Sunday, August 25, 2019

717. Requesting the Holy Spirit to Show Up

It’s commonplace within a gathering of believers to invite God into our presence or seek some sort of special visitation from His Spirit. As we gain a more complete knowledge of the truth, we discover there is good news on this subject: He never leaves us! He doesn’t depart, withdraw or spontaneously come and go.

In fact, we were invited into His presence and He is there to comfort and bear witness of Jesus in whom we abide. He began a good work in us and He will be faithful to complete it.

Download  GIGBite  YouTube

Get the book


  1. Right on... except for one little thing...Philippians 2:13, look into it- "His" is not specifically there.
    It's not "His good pleasure" but rather a little clearer translation/understanding I believe is "it is God who works in you both to will and to do for good pleasure." It can and does include YOUR good pleasure, because God puts the desire in us for what pleases us! That's beyond the scope of GiG I realize, but just putting that out there because when I found that out, I think it really changed my perspective on so much! Its more "sanctified" (in church-ianity speak) to think God is working to make us do what makes Him happy, but in reality God is interested in seeing US pleased and happy! Now that's love. If anyone has a problem with that, consider this- do you want your children to do what makes YOU happy, or what makes THEM happy?
    Blessings, thanks for what you do, guys <3

    1. It would be interesting to know how to truly interpret the Greek language, and not just the individual words but cases in which certain meaning is implied or indicated from the use of other words in a sentence. I've heard of things like this, but I don't know what it's called or how to research it. But what I'm getting at is that I looked up this verse at Bible Hub, and almost every single version (28 out of the 29 versions), it has the word "his" in the part of the verse that you are talking about.

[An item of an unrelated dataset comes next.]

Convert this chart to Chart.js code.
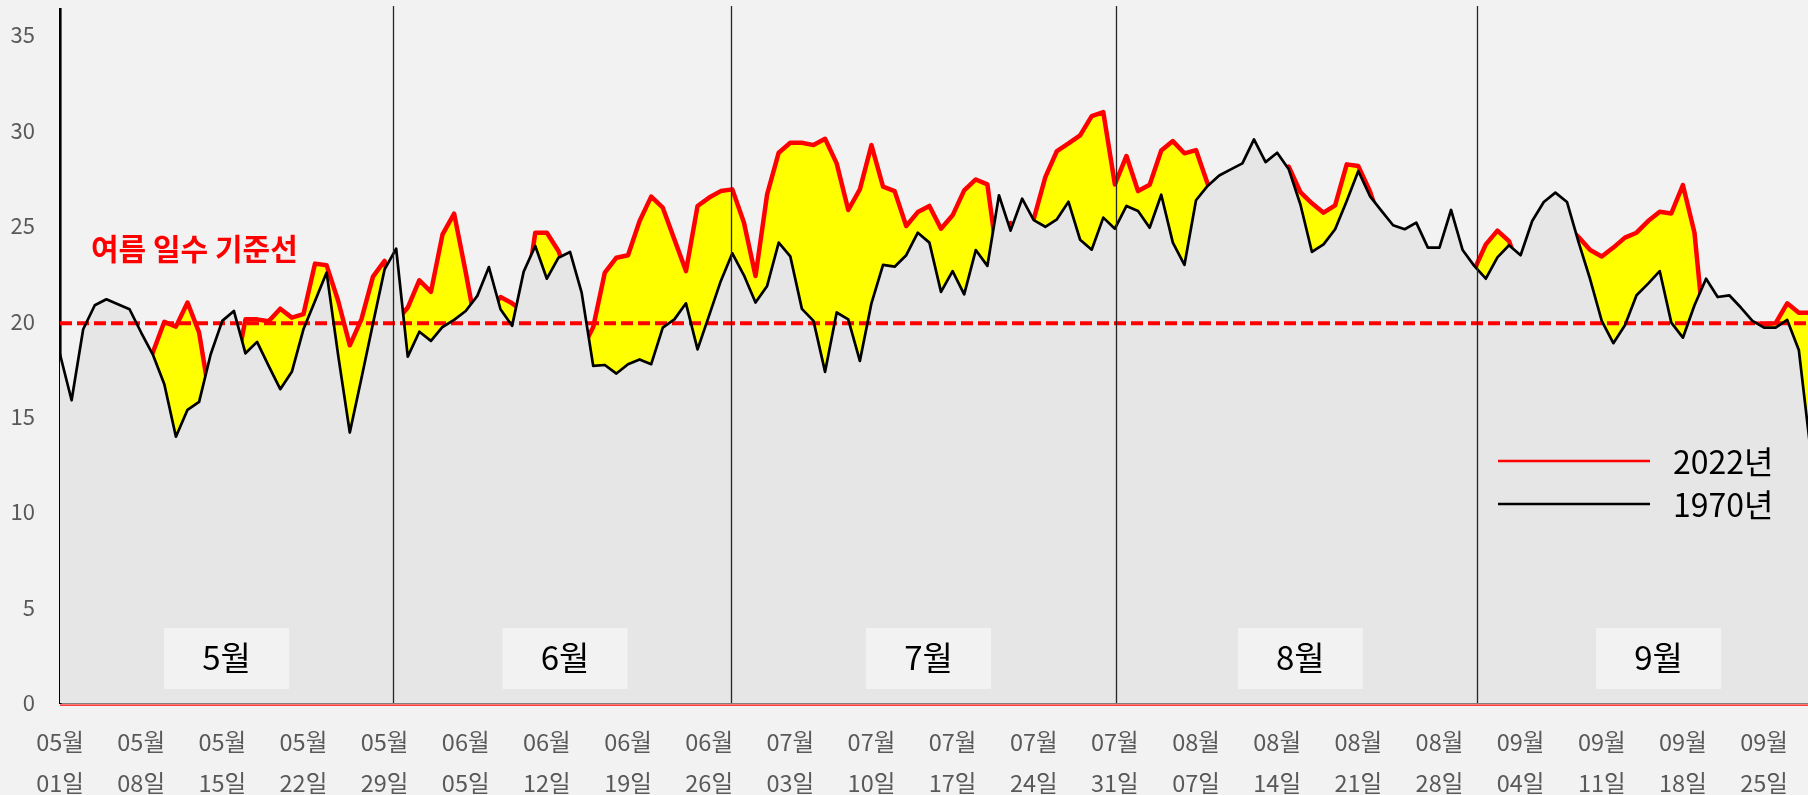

      You could very well be correct, but when that many translations add the word to their English translation of the sentence, it causes me to think that there is something in the original Greek that implied that that is the meaning of the verse.

      Again, I don't know for sure, but with limited information and knowledge, I can't really make a good judgment, and at this time I'm still more likely to go with what the majority of translations say.